Exploring Beyond Logits: Hierarchical Dynamic Labeling Based on Embeddings for Semi-Supervised Classification
Yanbiao Ma, Licheng Jiao, Fang Liu, Lingling Li, Shuyuan Yang, Xu Liu
TL;DR
The paper tackles the brittleness of confidence-based pseudo-labeling in semi-supervised learning by introducing Hierarchical Dynamic Labeling (HDL), an embedding-based labeling method that does not rely on model predictions. HDL leverages image embeddings (eg., CLIP) and a hierarchical, adaptive process to relabel unlabeled data and continue training, with an explicit mechanism for adaptive $k$ selection. It formalizes $(k,\delta_k)$ label clusterability and demonstrates that HDL consistently improves a range of semi-supervised methods on both class-balanced and long-tailed datasets, often surpassing traditional kNN-based labeling approaches.

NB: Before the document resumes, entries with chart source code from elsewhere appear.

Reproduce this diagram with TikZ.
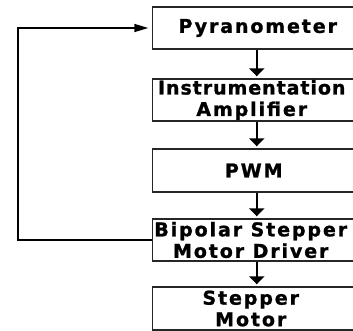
\documentclass[tikz,border=0pt]{standalone}
\usepackage{fontspec}
\usetikzlibrary{arrows.meta}
\newfontfamily\lblfont[LetterSpace=10, BoldFeatures={FakeBold=1.2}]{DejaVu Sans}
\newfontfamily\lblfonttight[LetterSpace=5, BoldFeatures={FakeBold=1.2}]{DejaVu Sans}
\begin{document}
\begin{tikzpicture}[x=1pt,y=-1pt,
  blk/.style={draw=black!85, line width=1.4pt, minimum width=208.5pt, inner sep=0pt},
  lbl/.style={font=\lblfont\bfseries\fontsize{19pt}{21.5pt}\selectfont, align=center, inner sep=0pt},
  flow/.style={line width=2pt, -{Triangle[length=8pt,width=15pt]}, shorten >=2pt},
  fbline/.style={line width=1.5pt, -{Triangle[length=14pt,width=8pt]}, shorten >=3.5pt}]
\useasboundingbox (0,0) rectangle (353,331);
\node[blk, minimum height=42pt] (p) at (256.75,28) {};
\node[blk, minimum height=42pt] (ia) at (256.75,100) {};
\node[blk, minimum height=43pt] (pwm) at (256.75,170.5) {};
\node[blk, minimum height=42pt] (drv) at (256.75,240) {};
\node[blk, minimum height=43pt] (sm) at (256.75,308.5) {};
\node[lbl] (tp) at ([xshift=1pt]p.center) {Pyranometer};
\node[lbl] (tia) at ([xshift=-5pt]ia.center) {{\lblfonttight\bfseries Instrumentation}\\Amplifier};
\node[lbl] (tpwm) at ([xshift=-3pt]pwm.center) {PWM};
\node[lbl] (tdrv) at ([xshift=-6pt]drv.center) {Bipolar Stepper\\Motor Driver};
\node[lbl] (tsm) at ([xshift=-6pt]sm.center) {Stepper\\Motor};
\draw[flow] (p.south) -- (ia.north);
\draw[flow] (ia.south) -- (pwm.north);
\draw[flow] (pwm.south) -- (drv.north);
\draw[flow] (drv.south) -- (sm.north);
\coordinate (fb) at (18,0);
\draw[fbline] (drv.west) -- (drv.west -| fb) |- (p.west);
\end{tikzpicture}
\end{document}
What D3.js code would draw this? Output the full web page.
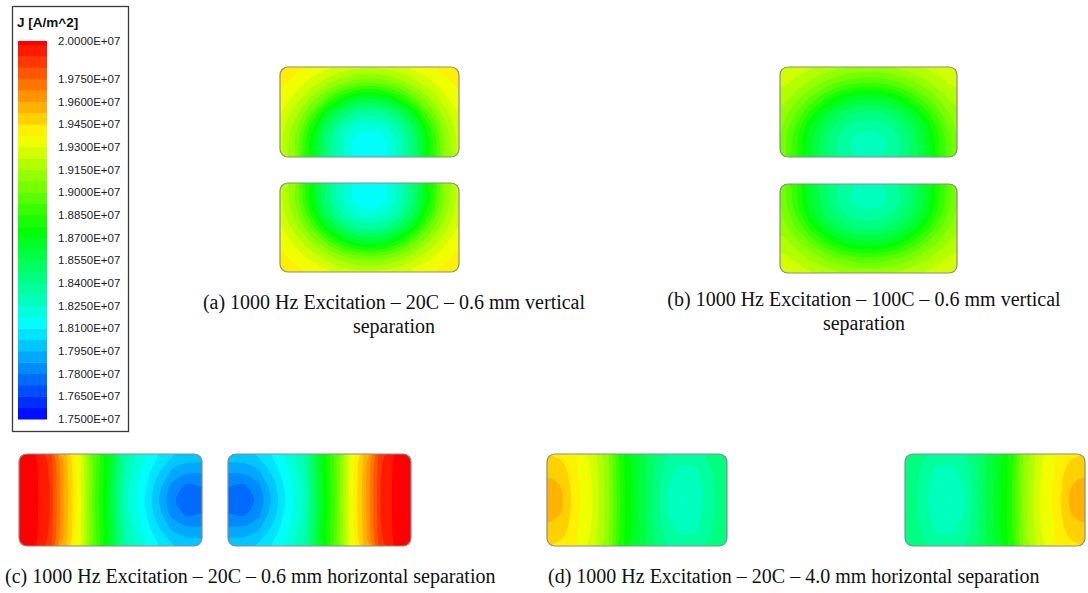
<!DOCTYPE html>
<html><head><meta charset="utf-8">
<script src="https://cdn.jsdelivr.net/npm/d3@7"></script>
<style>body{margin:0;background:#fff}svg{display:block}</style>
</head><body>
<svg id="chart" width="1088" height="593"></svg>
<script>
// ---------- data (current density J, in units of 1E+07 A/m^2) ----------
const legendTitle = "J [A/m^2]";
const legendTicks = [2.0, 1.975, 1.96, 1.945, 1.93, 1.915, 1.9, 1.885, 1.87, 1.855, 1.84, 1.825, 1.81, 1.795, 1.78, 1.765, 1.75];
const legendTickLabels = ["2.0000E+07","1.9750E+07","1.9600E+07","1.9450E+07","1.9300E+07","1.9150E+07","1.9000E+07","1.8850E+07","1.8700E+07","1.8550E+07","1.8400E+07","1.8250E+07","1.8100E+07","1.7950E+07","1.7800E+07","1.7650E+07","1.7500E+07"];
const legendMin = 1.75, legendMax = 2.0, bandStep = 0.0075;
const colorStops = [1.75, 1.8125, 1.875, 1.9375, 2.0];
const colorRange = ["#0000ff", "#00ffff", "#00ff00", "#ffff00", "#ff0000"];

// sampled fields, rows top->bottom, columns left->right
const fieldA_top = [
 [1.950,1.940,1.937,1.933,1.928,1.925,1.924,1.925,1.928,1.933,1.937,1.940,1.947],
 [1.940,1.935,1.928,1.920,1.911,1.904,1.902,1.904,1.911,1.920,1.928,1.935,1.940],
 [1.936,1.928,1.916,1.900,1.882,1.868,1.864,1.868,1.882,1.900,1.916,1.928,1.936],
 [1.931,1.919,1.900,1.872,1.852,1.840,1.836,1.840,1.852,1.872,1.900,1.919,1.931],
 [1.927,1.911,1.884,1.854,1.834,1.822,1.818,1.822,1.834,1.854,1.884,1.911,1.927],
 [1.925,1.907,1.875,1.847,1.826,1.814,1.810,1.814,1.826,1.847,1.875,1.907,1.925],
 [1.926,1.909,1.879,1.850,1.830,1.817,1.813,1.817,1.830,1.850,1.879,1.909,1.926]];
const fieldA_bottom = [
 [1.926,1.909,1.879,1.850,1.830,1.817,1.813,1.817,1.830,1.850,1.879,1.909,1.926],
 [1.925,1.907,1.875,1.847,1.826,1.814,1.810,1.814,1.826,1.847,1.875,1.907,1.925],
 [1.927,1.911,1.884,1.854,1.834,1.822,1.818,1.822,1.834,1.854,1.884,1.911,1.927],
 [1.931,1.919,1.900,1.872,1.852,1.840,1.836,1.840,1.852,1.872,1.900,1.919,1.931],
 [1.936,1.928,1.916,1.900,1.882,1.868,1.864,1.868,1.882,1.900,1.916,1.928,1.936],
 [1.940,1.935,1.928,1.920,1.911,1.904,1.902,1.904,1.911,1.920,1.928,1.935,1.940],
 [1.950,1.940,1.937,1.933,1.928,1.925,1.924,1.925,1.928,1.933,1.937,1.940,1.947]];
const fieldB_top = [
 [1.934,1.927,1.924,1.920,1.917,1.914,1.913,1.914,1.917,1.920,1.924,1.927,1.934],
 [1.926,1.921,1.914,1.907,1.900,1.895,1.893,1.895,1.900,1.907,1.914,1.921,1.926],
 [1.920,1.912,1.901,1.888,1.874,1.867,1.865,1.867,1.874,1.888,1.901,1.912,1.920],
 [1.914,1.902,1.884,1.866,1.855,1.848,1.846,1.848,1.855,1.866,1.884,1.902,1.914],
 [1.909,1.893,1.870,1.854,1.843,1.836,1.833,1.836,1.843,1.854,1.870,1.893,1.909],
 [1.907,1.888,1.865,1.849,1.837,1.830,1.828,1.830,1.837,1.849,1.865,1.888,1.907],
 [1.908,1.890,1.867,1.851,1.840,1.833,1.830,1.833,1.840,1.851,1.867,1.890,1.908]];
const fieldB_bottom = [
 [1.908,1.890,1.867,1.851,1.840,1.833,1.830,1.833,1.840,1.851,1.867,1.890,1.908],
 [1.907,1.888,1.865,1.849,1.837,1.830,1.828,1.830,1.837,1.849,1.865,1.888,1.907],
 [1.909,1.893,1.870,1.854,1.843,1.836,1.833,1.836,1.843,1.854,1.870,1.893,1.909],
 [1.914,1.902,1.884,1.866,1.855,1.848,1.846,1.848,1.855,1.866,1.884,1.902,1.914],
 [1.920,1.912,1.901,1.888,1.874,1.867,1.865,1.867,1.874,1.888,1.901,1.912,1.920],
 [1.926,1.921,1.914,1.907,1.900,1.895,1.893,1.895,1.900,1.907,1.914,1.921,1.926],
 [1.934,1.927,1.924,1.920,1.917,1.914,1.913,1.914,1.917,1.920,1.924,1.927,1.934]];
const fieldC_left = [
 [2.004,1.999,1.988,1.956,1.931,1.895,1.867,1.834,1.822,1.812,1.804,1.800,1.802],
 [2.005,2.000,1.989,1.957,1.932,1.894,1.865,1.831,1.818,1.806,1.795,1.789,1.791],
 [2.005,2.000,1.990,1.958,1.933,1.893,1.863,1.828,1.815,1.800,1.786,1.779,1.781],
 [2.005,2.000,1.990,1.958,1.933,1.892,1.862,1.826,1.813,1.797,1.780,1.773,1.776],
 [2.005,2.000,1.990,1.958,1.933,1.893,1.863,1.828,1.815,1.800,1.786,1.779,1.781],
 [2.005,2.000,1.989,1.957,1.932,1.894,1.865,1.831,1.818,1.806,1.795,1.789,1.791],
 [2.004,1.999,1.988,1.956,1.931,1.895,1.867,1.834,1.822,1.812,1.804,1.800,1.802]];
const fieldC_right = [
 [1.802,1.800,1.804,1.812,1.822,1.834,1.867,1.895,1.931,1.956,1.988,1.999,2.004],
 [1.791,1.789,1.795,1.806,1.818,1.831,1.865,1.894,1.932,1.957,1.989,2.000,2.005],
 [1.781,1.779,1.786,1.800,1.815,1.828,1.863,1.893,1.933,1.958,1.990,2.000,2.005],
 [1.776,1.773,1.780,1.797,1.813,1.826,1.862,1.892,1.933,1.958,1.990,2.000,2.005],
 [1.781,1.779,1.786,1.800,1.815,1.828,1.863,1.893,1.933,1.958,1.990,2.000,2.005],
 [1.791,1.789,1.795,1.806,1.818,1.831,1.865,1.894,1.932,1.957,1.989,2.000,2.005],
 [1.802,1.800,1.804,1.812,1.822,1.834,1.867,1.895,1.931,1.956,1.988,1.999,2.004]];
const fieldD_left = [
 [1.945,1.943,1.937,1.928,1.912,1.880,1.864,1.850,1.840,1.836,1.838,1.843,1.849],
 [1.951,1.949,1.938,1.929,1.912,1.880,1.864,1.849,1.836,1.830,1.832,1.840,1.847],
 [1.956,1.952,1.939,1.930,1.912,1.881,1.865,1.848,1.833,1.826,1.829,1.839,1.846],
 [1.958,1.954,1.940,1.931,1.913,1.881,1.865,1.848,1.832,1.824,1.828,1.838,1.846],
 [1.956,1.952,1.939,1.930,1.912,1.881,1.865,1.848,1.833,1.826,1.829,1.839,1.846],
 [1.951,1.949,1.938,1.929,1.912,1.880,1.864,1.849,1.836,1.830,1.832,1.840,1.847],
 [1.945,1.943,1.937,1.928,1.912,1.880,1.864,1.850,1.840,1.836,1.838,1.843,1.849]];
const fieldD_right = [
 [1.849,1.843,1.838,1.836,1.840,1.850,1.864,1.880,1.912,1.928,1.937,1.943,1.945],
 [1.847,1.840,1.832,1.830,1.836,1.849,1.864,1.880,1.912,1.929,1.938,1.949,1.951],
 [1.846,1.839,1.829,1.826,1.833,1.848,1.865,1.881,1.912,1.930,1.939,1.952,1.956],
 [1.846,1.838,1.828,1.824,1.832,1.848,1.865,1.881,1.913,1.931,1.940,1.954,1.958],
 [1.846,1.839,1.829,1.826,1.833,1.848,1.865,1.881,1.912,1.930,1.939,1.952,1.956],
 [1.847,1.840,1.832,1.830,1.836,1.849,1.864,1.880,1.912,1.929,1.938,1.949,1.951],
 [1.849,1.843,1.838,1.836,1.840,1.850,1.864,1.880,1.912,1.928,1.937,1.943,1.945]];

const captions = [
  ["(a) 1000 Hz Excitation \u2013 20C \u2013 0.6 mm vertical", "separation"],
  ["(b) 1000 Hz Excitation \u2013 100C \u2013 0.6 mm vertical", "separation"],
  ["(c) 1000 Hz Excitation \u2013 20C \u2013 0.6 mm horizontal separation"],
  ["(d) 1000 Hz Excitation \u2013 20C \u2013 4.0 mm horizontal separation"]
];

// ---------- layout ----------
const panels = [
  {field: fieldA_top,    x: 280, y: 67,  w: 179, h: 90},
  {field: fieldA_bottom, x: 280, y: 183, w: 179, h: 89},
  {field: fieldB_top,    x: 780, y: 67,  w: 177, h: 90},
  {field: fieldB_bottom, x: 780, y: 184, w: 177, h: 89},
  {field: fieldC_left,   x: 19,  y: 454, w: 183, h: 92},
  {field: fieldC_right,  x: 228, y: 454, w: 183, h: 92},
  {field: fieldD_left,   x: 547, y: 454, w: 180, h: 92},
  {field: fieldD_right,  x: 905, y: 454, w: 180, h: 92}
];
const captionLayout = [
  {x: 394, y: 309, anchor: "middle", dy: 24},
  {x: 864, y: 306, anchor: "middle", dy: 24},
  {x: 5,   y: 583, anchor: "start",  dy: 0},
  {x: 548, y: 583, anchor: "start",  dy: 0}
];

const svg = d3.select("#chart");
const defs = svg.append("defs");
const color = d3.scaleLinear().domain(colorStops).range(colorRange).clamp(true);
const nBands = Math.ceil((legendMax - legendMin) / bandStep - 1e-9);
const thresholds = d3.range(nBands).map(i => +(legendMin + i * bandStep).toFixed(5));
const bandColor = t => color(t + bandStep / 2);

// ---------- legend ----------
const yLeg = d3.scaleLinear().domain([legendMin, legendMax]).range([419, 41]);
svg.append("rect").attr("x", 12.5).attr("y", 6.5).attr("width", 116).attr("height", 425)
  .attr("fill", "#fff").attr("stroke", "#3a3a3a").attr("stroke-width", 1.3);
svg.append("text").attr("x", 17).attr("y", 27).text(legendTitle)
  .attr("font-family", "Liberation Sans, Arial, sans-serif").attr("font-size", 13.5)
  .attr("font-weight", "bold").attr("fill", "#111");
svg.append("g").selectAll("rect").data(thresholds).join("rect")
  .attr("x", 18).attr("width", 29)
  .attr("y", t => yLeg(Math.min(t + bandStep, legendMax)))
  .attr("height", t => yLeg(t) - yLeg(Math.min(t + bandStep, legendMax)) + 0.5)
  .attr("fill", t => bandColor(t));
svg.append("g").selectAll("text").data(legendTicks).join("text")
  .attr("x", 58).attr("y", v => yLeg(v) + 1).attr("dominant-baseline", "middle")
  .attr("font-family", "Liberation Sans, Arial, sans-serif").attr("font-size", 11.5)
  .attr("fill", "#222").text((v, i) => legendTickLabels[i]);

// ---------- fields ----------
panels.forEach((p, i) => {
  const id = "clip" + i;
  defs.append("clipPath").attr("id", id).append("rect")
    .attr("x", p.x).attr("y", p.y).attr("width", p.w).attr("height", p.h).attr("rx", 8);
  const g = svg.append("g").attr("clip-path", `url(#${id})`);
  const ny = p.field.length, nx = p.field[0].length;
  const flat = p.field.flat();
  const sx = d3.scaleLinear().domain([0.5, nx - 0.5]).range([p.x, p.x + p.w]);
  const sy = d3.scaleLinear().domain([0.5, ny - 0.5]).range([p.y, p.y + p.h]);
  const minV = d3.min(flat);
  const baseT = thresholds.filter(t => t <= minV).pop();
  g.append("rect").attr("x", p.x).attr("y", p.y).attr("width", p.w).attr("height", p.h)
    .attr("fill", bandColor(baseT));
  const line = d3.line().x(d => sx(d[0])).y(d => sy(d[1]))
    .curve(d3.curveBasisClosed);
  const cs = d3.contours().size([nx, ny]).thresholds(thresholds.filter(t => t > minV))(flat);
  g.selectAll("path").data(cs.filter(c => c.coordinates.length)).join("path")
    .attr("d", c => c.coordinates.map(poly => poly.map(ring => line(ring.slice(0, -1))).join("")).join(""))
    .attr("fill-rule", "evenodd")
    .attr("fill", c => bandColor(c.value));
  svg.append("rect").attr("x", p.x).attr("y", p.y).attr("width", p.w).attr("height", p.h)
    .attr("rx", 8).attr("fill", "none").attr("stroke", "#8c8c8c").attr("stroke-width", 1.2);
});

// ---------- captions ----------
captions.forEach((lines, i) => {
  const L = captionLayout[i];
  const t = svg.append("text").attr("font-family", "Liberation Serif, Times New Roman, serif")
    .attr("font-size", 20).attr("fill", "#111").attr("text-anchor", L.anchor);
  lines.forEach((s, k) => t.append("tspan").attr("x", L.x).attr("y", L.y + k * L.dy).text(s));
});
</script>
</body></html>
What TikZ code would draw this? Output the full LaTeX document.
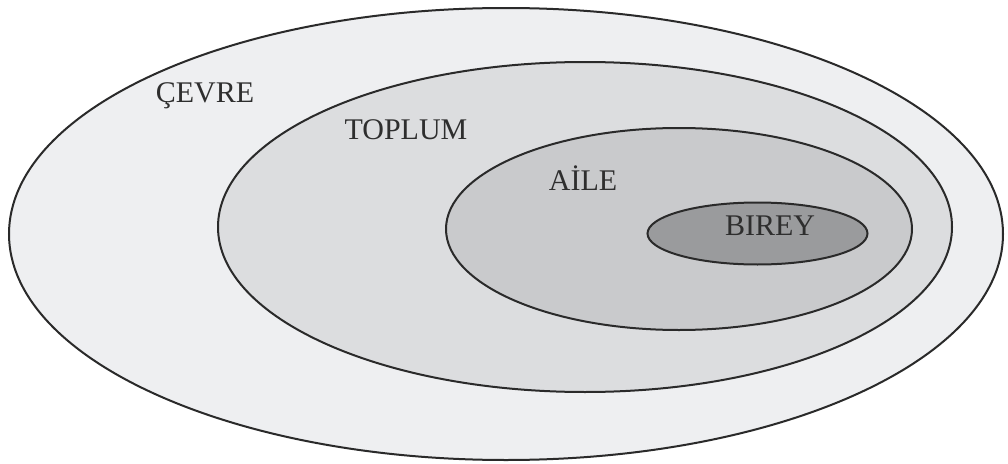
\documentclass[tikz,border=0pt]{standalone}
\usepackage{fontspec}
\setmainfont{Liberation Serif}
\definecolor{cevrefill}{HTML}{EEEFF1}
\definecolor{toplumfill}{HTML}{DCDDDF}
\definecolor{ailefill}{HTML}{C9CACC}
\definecolor{bireyfill}{HTML}{9A9B9D}
\definecolor{rim}{HTML}{2A2A2A}
\begin{document}
\begin{tikzpicture}[x=0.75pt,y=-0.75pt,
  ring/.style={draw=rim,line width=1.5pt},
  tag/.style={text=black!82,font=\fontsize{22.5}{26}\selectfont,inner sep=0pt}]
\useasboundingbox[fill=white] (0,0) rectangle (1008,464);
\draw [ring,fill=cevrefill] (506,234) ellipse [x radius=497, y radius=226];
\draw [ring,fill=toplumfill] (585,227) ellipse [x radius=367, y radius=165];
\draw [ring,fill=ailefill] (679,229) ellipse [x radius=233, y radius=101];
\draw [ring,fill=bireyfill] (757.5,233.5) ellipse [x radius=110, y radius=31];
\node [tag] (cevre) at (205,96) {ÇEVRE};
\node [tag] (toplum) at (406,130) {TOPLUM};
\node [tag] (aile) at (583,178) {AİLE};
\node [tag] (birey) at (770,226) {BIREY};
\end{tikzpicture}
\end{document}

The work suggests a data-centric shift in pseudo-label generation, enabling more robust performance across diverse domains and providing a versatile data-processing module for semi-supervised pipelines.
Abstract
In semi-supervised learning, methods that rely on confidence learning to generate pseudo-labels have been widely proposed. However, increasing research finds that when faced with noisy and biased data, the model's representation network is more reliable than the classification network. Additionally, label generation methods based on model predictions often show poor adaptability across different datasets, necessitating customization of the classification network. Therefore, we propose a Hierarchical Dynamic Labeling (HDL) algorithm that does not depend on model predictions and utilizes image embeddings to generate sample labels. We also introduce an adaptive method for selecting hyperparameters in HDL, enhancing its versatility. Moreover, HDL can be combined with general image encoders (e.g., CLIP) to serve as a fundamental data processing module. We extract embeddings from datasets with class-balanced and long-tailed distributions using pre-trained semi-supervised models. Subsequently, samples are re-labeled using HDL, and the re-labeled samples are used to further train the semi-supervised models. Experiments demonstrate improved model performance, validating the motivation that representation networks are more reliable than classifiers or predictors. Our approach has the potential to change the paradigm of pseudo-label generation in semi-supervised learning.